The cost of transporting electricity is also rising due to the reinforcement of the Dutch electricity grids. The share of network costs in the total electricity bill is expected to increase from 26 percent to 31 percent. Furthermore, taxes related to electricity are projected to double, from 10 billion to 20 billion euros by 2040.
Paul Nillesen, a partner and energy specialist at PwC, told de Volkskrant he believes that there is too often an overly optimistic depiction of the costs involved. "The energy transition is necessary and offers opportunities, but it's not something we've achieved easily. The costs are high and it will take decades. The political leaders should be more transparent about this."
According to Nillesen, a key concern is about who will bear the costs of the energy transition. If these costs are passed on solely through energy bills, it could disproportionately impact financially constrained citizens, potentially affecting public support for the transition. He noted that there are already suggestions to slow down the process, even though "the really difficult part is still to come."
Nillesen suggested that fixed costs of the energy transition, like the construction and maintenance of the power grid, should be funded through the National Budget or the 35 billion euros Climate Fund. He added that costs related to consumption could be managed through energy bills, as this allows citizens and companies to influence their expenses through energy savings.

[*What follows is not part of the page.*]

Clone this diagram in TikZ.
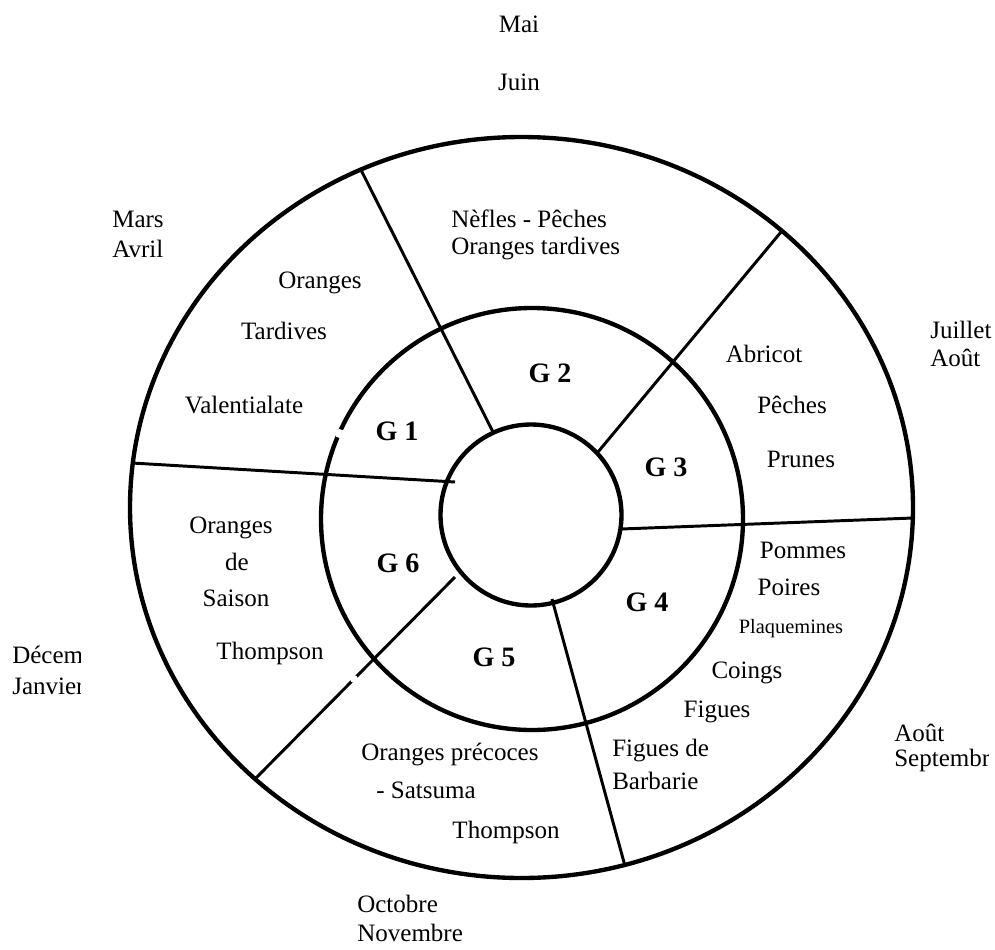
\documentclass[tikz,border=0pt]{standalone}
\usepackage{fontspec}
\setmainfont{Liberation Serif}

\begin{document}
\begin{tikzpicture}[
		x=0.025cm, y=-0.025cm,
		ring/.style={line width=3.1pt},
		spoke/.style={line width=2.1pt},
		txt/.style={inner sep=0pt, font=\fontsize{17.8}{21}\selectfont},
		smalltxt/.style={inner sep=0pt, font=\fontsize{14.5}{17}\selectfont},
		grp/.style={inner sep=0pt, font=\fontsize{20}{24}\selectfont\bfseries}
	]
		\useasboundingbox (0,0) rectangle (995,949);

		% rings
		\coordinate (c) at (531,515);
		\draw[ring] (521.5,507.5) ellipse[x radius=391.5, y radius=370.5];
		\draw[ring] (532,519) circle[radius=211];
		\draw[ring] (c) circle[radius=90.5];

		% spokes
		\coordinate (g12out) at (360,168);  \coordinate (g12in) at (493,432);
		\coordinate (g23out) at (781,232);  \coordinate (g23in) at (598,452);
		\coordinate (g34out) at (913,518);  \coordinate (g34in) at (621,529);
		\coordinate (g45out) at (625,866);  \coordinate (g45in) at (552,599);
		\coordinate (g56out) at (255,779);  \coordinate (g56in) at (455,577);
		\coordinate (g61out) at (132,463);  \coordinate (g61in) at (455,482);
		\foreach \a/\b in {g12out/g12in,g23out/g23in,g34out/g34in,g45out/g45in,g56out/g56in,g61out/g61in}
			\draw[spoke] (\a) -- (\b);

		% gaps of the scan
		\fill[white] (339.5,433.5) circle[radius=4.5];
		\fill[white] (354,679) circle[radius=4];

		% groups
		\node[grp] (g1) at (397,431) {G 1};
		\node[grp] (g2) at (550,373) {G 2};
		\node[grp] (g3) at (666,467) {G 3};
		\node[grp] (g4) at (647,602) {G 4};
		\node[grp] (g5) at (494,657) {G 5};
		\node[grp] (g6) at (398,563) {G 6};

		% fruits
		\node[txt, anchor=base west] (nefles) at (451,227) {Nèfles - Pêches};
		\node[txt, anchor=base west] (tardives2) at (451,254) {Oranges tardives};
		\node[txt, anchor=base] (oranges1) at (320,288) {Oranges};
		\node[txt, anchor=base] (tardives1) at (284,339) {Tardives};
		\node[txt, anchor=base] (valencia) at (244,413) {Valentialate};
		\node[txt, anchor=base] (abricot) at (764,362) {Abricot};
		\node[txt, anchor=base] (peches) at (792,413) {Pêches};
		\node[txt, anchor=base] (prunes) at (801,467) {Prunes};
		\node[txt, anchor=base] (oranges6) at (231,533) {Oranges};
		\node[txt, anchor=base] (de6) at (237,570) {de};
		\node[txt, anchor=base] (saison) at (236,606) {Saison};
		\node[txt, anchor=base] (thompson6) at (270,659) {Thompson};
		\node[txt, anchor=base] (pommes) at (803,558) {Pommes};
		\node[txt, anchor=base] (poires) at (789,595) {Poires};
		\node[smalltxt, anchor=base] (plaquemines) at (791,633) {Plaquemines};
		\node[txt, anchor=base] (coings) at (747,678) {Coings};
		\node[txt, anchor=base] (figues) at (717,717) {Figues};
		\node[txt, anchor=base west] (figuesde) at (612,756) {Figues de};
		\node[txt, anchor=base west] (barbarie) at (612,789) {Barbarie};
		\node[txt, anchor=base west] (precoces) at (361,760) {Oranges précoces};
		\node[txt, anchor=base west] (satsuma) at (376,798) {- Satsuma};
		\node[txt, anchor=base] (thompson5) at (506,838) {Thompson};

		% months
		\node[txt, anchor=base] (mai) at (519,32) {Mai};
		\node[txt, anchor=base] (juin) at (519,90) {Juin};
		\node[txt, anchor=base west] (mars) at (112,227) {Mars};
		\node[txt, anchor=base west] (avril) at (112,257) {Avril};
		\node[txt, anchor=base west] (juillet) at (930,338) {Juillet};
		\node[txt, anchor=base west] (aout1) at (930,366) {Août};
		\node[txt, anchor=base west] (octobre) at (357,912) {Octobre};
		\node[txt, anchor=base west] (novembre) at (357,941) {Novembre};
		\begin{scope}
			\clip (0,600) rectangle (80,720);
			\node[txt, anchor=base west] (decembre) at (12,663) {Décembre};
			\node[txt, anchor=base west] (janvier) at (12,694) {Janvier};
		\end{scope}
		\begin{scope}
			\clip (850,700) rectangle (988,800);
			\node[txt, anchor=base west] (aout2) at (894,741) {Août};
			\node[txt, anchor=base west] (septembre) at (894,766) {Septembre};
		\end{scope}
	\end{tikzpicture}
\end{document}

The Ministry of Economic Affairs and Climate told the newspaper it could not analyze PwC's figures due to a lack of knowledge about the underlying assumptions. The Ministry pointed out that electrification, such as the use of heat pumps and electric cars, results in more efficient energy consumption. It also noted that future decisions, particularly regarding the implementation of energy taxes, will significantly influence the overall impact and costs of the energy transition.